All this has passed from Poitiers to Lourdes, the apparition being modernized by putting the Madonna for the Christ and a peasant for a queen, and altering the date from the Sixth Century to 11 February 1858. My father and mother stayed a night at Lourdes, 27 August 1861; but their diaries say nothing of Bernadette or any cures or miracles there. My father just notes “walking out by the small rocky hill”; and that, I presume, was the hill where one sees processions of pilgrims now.

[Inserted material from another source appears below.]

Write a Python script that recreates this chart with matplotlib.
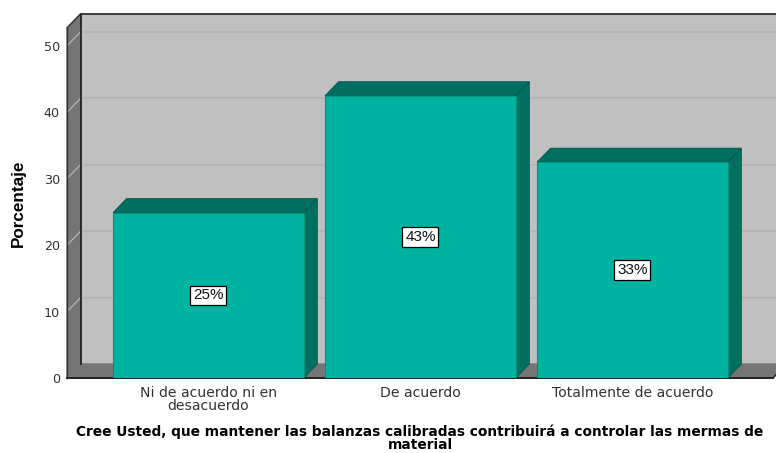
import numpy as np
import matplotlib
matplotlib.use('Agg')
import matplotlib.pyplot as plt

# datos
categorias = ['Ni de acuerdo ni en\ndesacuerdo', 'De acuerdo', 'Totalmente de acuerdo']
porcentaje = [24.9, 42.5, 32.5]
etiquetas = ['25%', '43%', '33%']
ticks_y = [0, 10, 20, 30, 40, 50]
titulo_x = 'Cree Usted, que mantener las balanzas calibradas contribuirá a controlar las mermas de\nmaterial'

plt.rcParams['font.family'] = ['Liberation Sans', 'DejaVu Sans']

W, H = 776, 453
fig = plt.figure(figsize=(W / 100, H / 100), dpi=100)
# plano frontal del grafico, en pixeles
x0, x1, y0, y1 = 67, 773, 378, 28
ax = fig.add_axes([x0 / W, 1 - y0 / H, (x1 - x0) / W, (y0 - y1) / H])

xmin, xmax = -0.667, 2.663
ymax = 52.7
ax.set_xlim(xmin, xmax)
ax.set_ylim(0, ymax)

# profundidad 3D en unidades de datos
dx = 13.5 * (xmax - xmin) / (x1 - x0)
dy = 14 * ymax / (y0 - y1)
ancho = 0.9

gris_pared = '#C0C0C0'
gris_lado = '#757575'
verde = '#00B3A0'
verde_osc = '#006F62'

# pared del fondo
ax.fill([xmin + dx, xmax + 2 * dx, xmax + 2 * dx, xmin + dx],
        [dy, dy, ymax + dy, ymax + dy], color=gris_pared, clip_on=False, zorder=0)
# pared izquierda
ax.fill([xmin, xmin + dx, xmin + dx, xmin], [0, dy, ymax + dy, ymax],
        color=gris_lado, clip_on=False, zorder=1)
# piso
ax.fill([xmin, xmax, xmax + dx, xmin + dx], [0, 0, dy, dy],
        color=gris_lado, clip_on=False, zorder=1)

# lineas de la grilla
for t in ticks_y[1:]:
    ax.plot([xmin + dx, xmax + 2 * dx], [t + dy, t + dy], color='#B4B4B4', lw=1.3,
            clip_on=False, zorder=1)
    ax.plot([xmin, xmin + dx], [t, t + dy], color='#B4B4B4', lw=0.9, clip_on=False, zorder=2)

# bordes
ax.plot([xmin + dx, xmin + dx], [dy, ymax + dy], color='#222222', lw=1.3, clip_on=False, zorder=3)
ax.plot([xmin + dx, xmax + 2 * dx], [ymax + dy, ymax + dy], color='#333333', lw=1.3, clip_on=False, zorder=3)
ax.plot([xmin, xmin + dx], [ymax, ymax + dy], color='#333333', lw=1.0, clip_on=False, zorder=3)
ax.plot([xmin, xmin], [0, ymax], color='#333333', lw=1.0, clip_on=False, zorder=3)
ax.plot([xmin, xmax], [0, 0], color='#222222', lw=1.4, clip_on=False, zorder=3)
ax.plot([xmax, xmax + dx], [0, dy], color='#222222', lw=1.0, clip_on=False, zorder=3)

# barras
pos = np.arange(len(categorias))
ax.bar(pos, porcentaje, width=ancho, color=verde, edgecolor='#00917F', lw=0.8, zorder=5)
for p, v, e in zip(pos, porcentaje, etiquetas):
    iz, de = p - ancho / 2, p + ancho / 2
    ax.fill([iz, de, de + dx, iz + dx], [v, v, v + dy, v + dy], facecolor=verde_osc,
            edgecolor='#00574D', lw=0.6, clip_on=False, zorder=4)
    ax.fill([de, de + dx, de + dx, de], [0, dy, v + dy, v], facecolor=verde_osc,
            edgecolor='#00574D', lw=0.6, clip_on=False, zorder=4)
    ax.text(p, v / 2, e, ha='center', va='center', fontsize=11, color='#111111', zorder=7,
            bbox=dict(boxstyle='square,pad=0.18', facecolor='white', edgecolor='black', lw=0.9))

for s in ax.spines.values():
    s.set_visible(False)
ax.set_xticks(pos)
ax.set_xticklabels(categorias, fontsize=10.1, color='#333333', linespacing=0.92,
                   family=['DejaVu Sans'])
ax.set_yticks(ticks_y)
ax.tick_params(axis='x', length=0, pad=6)
ax.tick_params(axis='y', length=0, pad=5, labelsize=9.2, labelcolor='#333333',
               labelfontfamily='DejaVu Sans')

fig.text(18 / W, 1 - 203 / H, 'Porcentaje', rotation=90, ha='center', va='center',
         fontsize=12.3, fontweight='bold', color='black')
fig.text(420 / W, 1 - 438.5 / H, titulo_x, ha='center', va='center', fontsize=9.9,
         fontweight='bold', color='black', linespacing=0.9, family=['DejaVu Sans'])

fig.savefig('out.png', dpi=100)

I went to Lourdes, 11 September 1894, and it profited me £1. 14s. 7d. or thereabouts. I was going to Gavarnie in the Pyrenees, and found that the fare to Lourdes was lower than the fare to Pau, though Lourdes was further off from Paris, and further on towards Gavarnie. Zola’s Lourdes had come out in the spring; and I took it with me, and read it in the train, holding it well up at the window. It acted as a scare-crow, and gave me a compartment to myself. On reaching Lourdes, I bought the antidote that was on sale there—Réponse complète au Lourdes de M. Zola. But the antidote seemed hardly powerful enough to counteract the poison.

There were pilgrims there in thousands, not nearly so much in earnest as pilgrims I have seen in Palestine, but much more so than some I encountered at Ancona going to Loreto, 20 August 1898. They were certain of absolution there, and meant to make it cover a multitude of sins.